» **What to do**: Copy the data exactly as it appears, and do not include any pictures.

» **Source data**:
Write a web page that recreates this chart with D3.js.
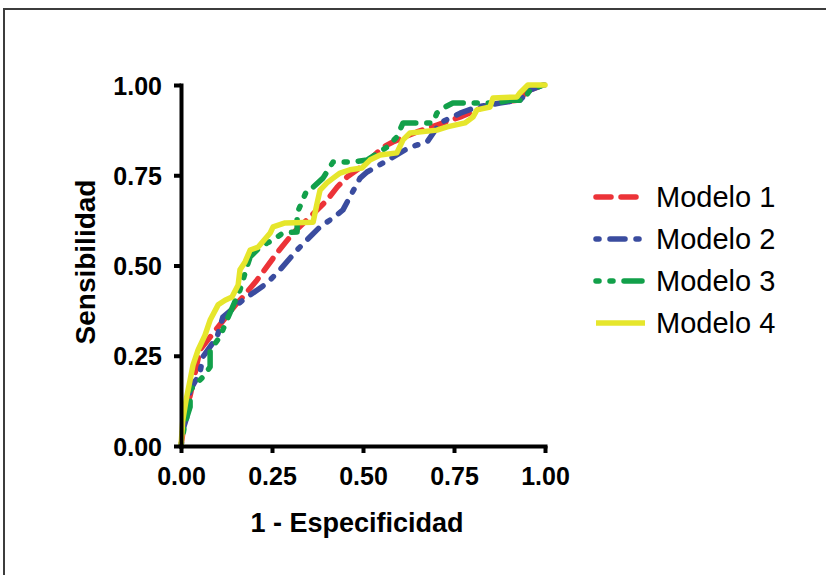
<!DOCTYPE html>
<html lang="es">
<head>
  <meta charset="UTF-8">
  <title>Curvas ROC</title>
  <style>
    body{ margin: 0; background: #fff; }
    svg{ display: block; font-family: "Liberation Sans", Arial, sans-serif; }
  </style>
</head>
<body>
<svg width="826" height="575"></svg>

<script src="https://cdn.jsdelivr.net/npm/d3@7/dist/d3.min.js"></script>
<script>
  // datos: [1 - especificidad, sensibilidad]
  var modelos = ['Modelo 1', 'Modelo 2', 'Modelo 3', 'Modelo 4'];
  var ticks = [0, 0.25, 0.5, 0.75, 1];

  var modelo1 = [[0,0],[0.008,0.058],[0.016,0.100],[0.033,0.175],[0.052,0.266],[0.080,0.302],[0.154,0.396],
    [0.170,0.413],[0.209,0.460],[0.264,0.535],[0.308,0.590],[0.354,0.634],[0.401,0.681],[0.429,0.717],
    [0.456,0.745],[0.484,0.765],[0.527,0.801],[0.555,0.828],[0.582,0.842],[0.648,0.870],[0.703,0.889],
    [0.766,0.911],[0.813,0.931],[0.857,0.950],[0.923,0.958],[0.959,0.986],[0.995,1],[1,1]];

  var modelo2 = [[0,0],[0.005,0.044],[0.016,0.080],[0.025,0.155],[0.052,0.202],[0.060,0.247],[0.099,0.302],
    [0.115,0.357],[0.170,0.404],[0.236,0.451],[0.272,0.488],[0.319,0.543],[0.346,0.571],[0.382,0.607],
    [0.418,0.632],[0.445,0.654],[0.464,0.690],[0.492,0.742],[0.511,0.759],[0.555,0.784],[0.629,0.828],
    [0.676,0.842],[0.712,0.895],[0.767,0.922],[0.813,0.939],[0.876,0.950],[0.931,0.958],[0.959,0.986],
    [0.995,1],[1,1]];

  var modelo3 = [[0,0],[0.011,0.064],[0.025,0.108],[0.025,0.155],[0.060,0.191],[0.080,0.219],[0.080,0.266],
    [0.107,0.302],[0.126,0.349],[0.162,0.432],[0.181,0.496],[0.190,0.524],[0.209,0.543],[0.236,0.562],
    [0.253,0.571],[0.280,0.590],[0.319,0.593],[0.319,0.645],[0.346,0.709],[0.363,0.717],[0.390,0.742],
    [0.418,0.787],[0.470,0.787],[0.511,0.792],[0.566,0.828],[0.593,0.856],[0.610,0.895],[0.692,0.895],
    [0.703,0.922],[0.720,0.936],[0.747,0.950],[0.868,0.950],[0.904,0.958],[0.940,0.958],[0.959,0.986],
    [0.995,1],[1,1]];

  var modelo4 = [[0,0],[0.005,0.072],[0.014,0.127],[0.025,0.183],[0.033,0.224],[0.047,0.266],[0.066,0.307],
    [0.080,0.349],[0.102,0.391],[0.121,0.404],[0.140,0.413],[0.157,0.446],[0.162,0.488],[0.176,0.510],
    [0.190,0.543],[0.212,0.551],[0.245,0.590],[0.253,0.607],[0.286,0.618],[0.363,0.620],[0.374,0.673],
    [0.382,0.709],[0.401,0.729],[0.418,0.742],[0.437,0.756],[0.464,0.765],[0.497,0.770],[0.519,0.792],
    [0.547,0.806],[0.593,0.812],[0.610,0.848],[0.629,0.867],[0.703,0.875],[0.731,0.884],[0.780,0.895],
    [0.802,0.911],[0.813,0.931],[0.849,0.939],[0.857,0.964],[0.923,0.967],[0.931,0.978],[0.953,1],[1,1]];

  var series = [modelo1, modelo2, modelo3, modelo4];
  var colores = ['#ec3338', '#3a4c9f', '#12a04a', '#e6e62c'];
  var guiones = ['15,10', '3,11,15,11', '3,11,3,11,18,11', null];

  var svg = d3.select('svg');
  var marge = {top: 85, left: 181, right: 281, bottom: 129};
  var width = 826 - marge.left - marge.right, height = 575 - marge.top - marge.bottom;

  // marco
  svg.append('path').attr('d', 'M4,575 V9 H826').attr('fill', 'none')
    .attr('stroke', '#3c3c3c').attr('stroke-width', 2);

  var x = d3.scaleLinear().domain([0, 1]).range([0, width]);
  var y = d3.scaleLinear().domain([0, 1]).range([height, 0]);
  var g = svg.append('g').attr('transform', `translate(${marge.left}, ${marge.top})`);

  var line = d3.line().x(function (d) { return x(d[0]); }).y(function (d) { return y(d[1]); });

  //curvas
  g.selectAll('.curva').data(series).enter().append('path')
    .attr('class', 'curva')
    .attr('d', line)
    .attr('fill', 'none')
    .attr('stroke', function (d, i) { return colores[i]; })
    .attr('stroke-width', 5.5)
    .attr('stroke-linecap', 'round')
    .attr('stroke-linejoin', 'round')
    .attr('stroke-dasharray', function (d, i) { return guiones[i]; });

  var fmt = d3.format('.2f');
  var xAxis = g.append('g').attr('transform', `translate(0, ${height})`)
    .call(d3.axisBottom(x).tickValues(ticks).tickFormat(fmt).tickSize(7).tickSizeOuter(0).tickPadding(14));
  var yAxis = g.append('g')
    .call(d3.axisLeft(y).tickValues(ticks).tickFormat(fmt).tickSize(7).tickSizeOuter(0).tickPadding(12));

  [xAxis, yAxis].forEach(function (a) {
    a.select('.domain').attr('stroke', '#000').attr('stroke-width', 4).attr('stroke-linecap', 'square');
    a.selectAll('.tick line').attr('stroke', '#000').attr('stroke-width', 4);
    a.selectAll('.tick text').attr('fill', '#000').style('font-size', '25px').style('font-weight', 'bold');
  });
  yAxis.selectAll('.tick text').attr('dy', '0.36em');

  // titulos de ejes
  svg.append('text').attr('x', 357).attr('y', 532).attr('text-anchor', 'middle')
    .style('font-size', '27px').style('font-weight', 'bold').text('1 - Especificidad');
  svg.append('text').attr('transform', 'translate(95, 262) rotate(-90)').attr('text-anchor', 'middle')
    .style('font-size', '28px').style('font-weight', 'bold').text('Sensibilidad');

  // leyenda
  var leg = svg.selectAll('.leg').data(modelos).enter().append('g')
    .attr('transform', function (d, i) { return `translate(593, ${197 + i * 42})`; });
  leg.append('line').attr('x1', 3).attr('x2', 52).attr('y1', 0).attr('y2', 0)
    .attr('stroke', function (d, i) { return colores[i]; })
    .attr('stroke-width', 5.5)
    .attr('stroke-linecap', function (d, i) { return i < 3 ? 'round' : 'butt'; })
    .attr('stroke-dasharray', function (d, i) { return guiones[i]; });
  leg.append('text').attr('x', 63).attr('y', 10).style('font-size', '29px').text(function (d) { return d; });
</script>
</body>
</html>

» **Finished exercise**:
Write a web page that recreates this chart with D3.js.
<!DOCTYPE html>
<html lang="es">
<head>
  <meta charset="UTF-8">
  <title>Curvas ROC</title>
  <style>
    body{ margin: 0; background: #fff; }
    svg{ display: block; font-family: "Liberation Sans", Arial, sans-serif; }
  </style>
</head>
<body>
<svg width="826" height="575"></svg>

<script src="https://cdn.jsdelivr.net/npm/d3@7/dist/d3.min.js"></script>
<script>
  // datos: [1 - especificidad, sensibilidad]
  var modelos = ['Modelo 1', 'Modelo 2', 'Modelo 3', 'Modelo 4'];
  var ticks = [0, 0.25, 0.5, 0.75, 1];

  var modelo1 = [[0,0],[0.008,0.058],[0.016,0.100],[0.033,0.175],[0.052,0.266],[0.080,0.302],[0.154,0.396],
    [0.170,0.413],[0.209,0.460],[0.264,0.535],[0.308,0.590],[0.354,0.634],[0.401,0.681],[0.429,0.717],
    [0.456,0.745],[0.484,0.765],[0.527,0.801],[0.555,0.828],[0.582,0.842],[0.648,0.870],[0.703,0.889],
    [0.766,0.911],[0.813,0.931],[0.857,0.950],[0.923,0.958],[0.959,0.986],[0.995,1],[1,1]];

  var modelo2 = [[0,0],[0.005,0.044],[0.016,0.080],[0.025,0.155],[0.052,0.202],[0.060,0.247],[0.099,0.302],
    [0.115,0.357],[0.170,0.404],[0.236,0.451],[0.272,0.488],[0.319,0.543],[0.346,0.571],[0.382,0.607],
    [0.418,0.632],[0.445,0.654],[0.464,0.690],[0.492,0.742],[0.511,0.759],[0.555,0.784],[0.629,0.828],
    [0.676,0.842],[0.712,0.895],[0.767,0.922],[0.813,0.939],[0.876,0.950],[0.931,0.958],[0.959,0.986],
    [0.995,1],[1,1]];

  var modelo3 = [[0,0],[0.011,0.064],[0.025,0.108],[0.025,0.155],[0.060,0.191],[0.080,0.219],[0.080,0.266],
    [0.107,0.302],[0.126,0.349],[0.162,0.432],[0.181,0.496],[0.190,0.524],[0.209,0.543],[0.236,0.562],
    [0.253,0.571],[0.280,0.590],[0.319,0.593],[0.319,0.645],[0.346,0.709],[0.363,0.717],[0.390,0.742],
    [0.418,0.787],[0.470,0.787],[0.511,0.792],[0.566,0.828],[0.593,0.856],[0.610,0.895],[0.692,0.895],
    [0.703,0.922],[0.720,0.936],[0.747,0.950],[0.868,0.950],[0.904,0.958],[0.940,0.958],[0.959,0.986],
    [0.995,1],[1,1]];

  var modelo4 = [[0,0],[0.005,0.072],[0.014,0.127],[0.025,0.183],[0.033,0.224],[0.047,0.266],[0.066,0.307],
    [0.080,0.349],[0.102,0.391],[0.121,0.404],[0.140,0.413],[0.157,0.446],[0.162,0.488],[0.176,0.510],
    [0.190,0.543],[0.212,0.551],[0.245,0.590],[0.253,0.607],[0.286,0.618],[0.363,0.620],[0.374,0.673],
    [0.382,0.709],[0.401,0.729],[0.418,0.742],[0.437,0.756],[0.464,0.765],[0.497,0.770],[0.519,0.792],
    [0.547,0.806],[0.593,0.812],[0.610,0.848],[0.629,0.867],[0.703,0.875],[0.731,0.884],[0.780,0.895],
    [0.802,0.911],[0.813,0.931],[0.849,0.939],[0.857,0.964],[0.923,0.967],[0.931,0.978],[0.953,1],[1,1]];

  var series = [modelo1, modelo2, modelo3, modelo4];
  var colores = ['#ec3338', '#3a4c9f', '#12a04a', '#e6e62c'];
  var guiones = ['15,10', '3,11,15,11', '3,11,3,11,18,11', null];

  var svg = d3.select('svg');
  var marge = {top: 85, left: 181, right: 281, bottom: 129};
  var width = 826 - marge.left - marge.right, height = 575 - marge.top - marge.bottom;

  // marco
  svg.append('path').attr('d', 'M4,575 V9 H826').attr('fill', 'none')
    .attr('stroke', '#3c3c3c').attr('stroke-width', 2);

  var x = d3.scaleLinear().domain([0, 1]).range([0, width]);
  var y = d3.scaleLinear().domain([0, 1]).range([height, 0]);
  var g = svg.append('g').attr('transform', `translate(${marge.left}, ${marge.top})`);

  var line = d3.line().x(function (d) { return x(d[0]); }).y(function (d) { return y(d[1]); });

  //curvas
  g.selectAll('.curva').data(series).enter().append('path')
    .attr('class', 'curva')
    .attr('d', line)
    .attr('fill', 'none')
    .attr('stroke', function (d, i) { return colores[i]; })
    .attr('stroke-width', 5.5)
    .attr('stroke-linecap', 'round')
    .attr('stroke-linejoin', 'round')
    .attr('stroke-dasharray', function (d, i) { return guiones[i]; });

  var fmt = d3.format('.2f');
  var xAxis = g.append('g').attr('transform', `translate(0, ${height})`)
    .call(d3.axisBottom(x).tickValues(ticks).tickFormat(fmt).tickSize(7).tickSizeOuter(0).tickPadding(14));
  var yAxis = g.append('g')
    .call(d3.axisLeft(y).tickValues(ticks).tickFormat(fmt).tickSize(7).tickSizeOuter(0).tickPadding(12));

  [xAxis, yAxis].forEach(function (a) {
    a.select('.domain').attr('stroke', '#000').attr('stroke-width', 4).attr('stroke-linecap', 'square');
    a.selectAll('.tick line').attr('stroke', '#000').attr('stroke-width', 4);
    a.selectAll('.tick text').attr('fill', '#000').style('font-size', '25px').style('font-weight', 'bold');
  });
  yAxis.selectAll('.tick text').attr('dy', '0.36em');

  // titulos de ejes
  svg.append('text').attr('x', 357).attr('y', 532).attr('text-anchor', 'middle')
    .style('font-size', '27px').style('font-weight', 'bold').text('1 - Especificidad');
  svg.append('text').attr('transform', 'translate(95, 262) rotate(-90)').attr('text-anchor', 'middle')
    .style('font-size', '28px').style('font-weight', 'bold').text('Sensibilidad');

  // leyenda
  var leg = svg.selectAll('.leg').data(modelos).enter().append('g')
    .attr('transform', function (d, i) { return `translate(593, ${197 + i * 42})`; });
  leg.append('line').attr('x1', 3).attr('x2', 52).attr('y1', 0).attr('y2', 0)
    .attr('stroke', function (d, i) { return colores[i]; })
    .attr('stroke-width', 5.5)
    .attr('stroke-linecap', function (d, i) { return i < 3 ? 'round' : 'butt'; })
    .attr('stroke-dasharray', function (d, i) { return guiones[i]; });
  leg.append('text').attr('x', 63).attr('y', 10).style('font-size', '29px').text(function (d) { return d; });
</script>
</body>
</html>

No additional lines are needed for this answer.